So, even that group is growing in total commitments. So, we think we are going to see good diversification and probably better contributions from some of those community bank units in the next year than we saw in the last year, and that was positive. So, we are constructive on the continued trend toward diversification in the portfolio.
Brian Martin: Got it. And the pipeline in the ABL portfolio is pretty healthy at this point.
George Gleason: Yes. Brandon, do you want to comment on that?
Brandon Hamlin: Yes. No, it is. And as George said, they had a good year last year, and they have got some great credits on the book, and looking at some others here early in the year. And one of the things I would note about that particular portfolio, those credits have a very nice sort of accordion characteristic to it, if you will. But defensively as sales volume pulls in, our credit to weigh ahead of that with the formulaic structure, but also as these businesses experience great health and expansion opportunities. You don’t have to necessarily book a new credit to realize a good pipeline there. We actually had three different credits expand during Q4 and was it more last night with another credit a customer that is contemplating expansion as well. So, really, really encouraged about the growth opportunities for that portfolio.
Brian Martin: Got it. Okay. No, that’s helpful. And maybe, Tim, I might have missed it, what you said earlier on the expenses, but just given that ramp up and kind of the hiring and what you guys talked about even the increases starting this year, just kind of the growth rate, or how should we think about that ramp-up in expense growth from kind of this fourth quarter level, which is obviously a peak as we get into 2023 and would it be year-over-year or quarterly, just did you provide anything on that, or maybe I missed what you said there?

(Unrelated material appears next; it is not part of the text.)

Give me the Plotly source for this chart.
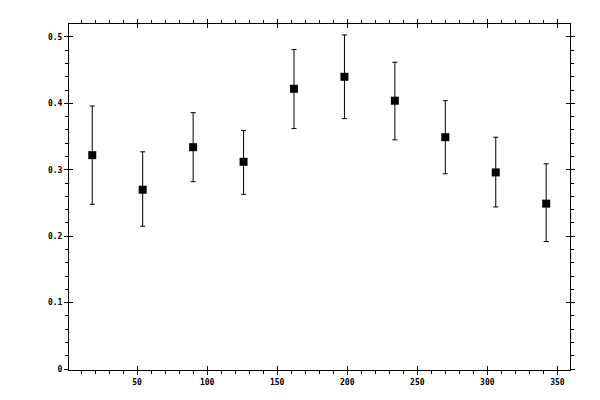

Tim Hicks: Yes. No, year-over-year, we are expecting low double-digit increase. If you are starting with fourth quarter, Q1 is always seasonally tough. You got a full load of FICA. You have got health insurance increases. You have got a good amount of raises that come in. So and then you have got the FDIC insurance that’s kicking in. The increase there is kicking in 01/01. And then advertising and marketing, we are doing a lot of that right now. So, I would expect another healthy level of increase in Q1 and maybe not as much increase as we get throughout the year, but overall, year-over-year, low-double digits.
Brian Martin: Got it. Okay and that’s helpful. And then just one other one was on the a, the repurchases, just kind of your outlook there? And then just on the deposit front, just the broker deposits were up a bit. Just kind of wondering what the appetite is there, just kind of where you want to see that trend as you kind of go throughout the year or just over the next couple of years?
George Gleason: Tim, do you want to take the repurchase?
Tim Hicks: Yes. Let me take the repurchases. Obviously, we grew a lot in our funded and unfunded balance in Q4. We purchased some, not as much as we had in previous quarters. We have got really good capital levels and a good earnings profile. I think we can do multiple things at the same time. So, we will look to be opportunistic on the share repurchase and find opportunities where we may have quarters that are above that fourth quarter number and there may be quarters where we are below that number. So, we will be opportunistic and try to find opportunities to see where we use that authorization.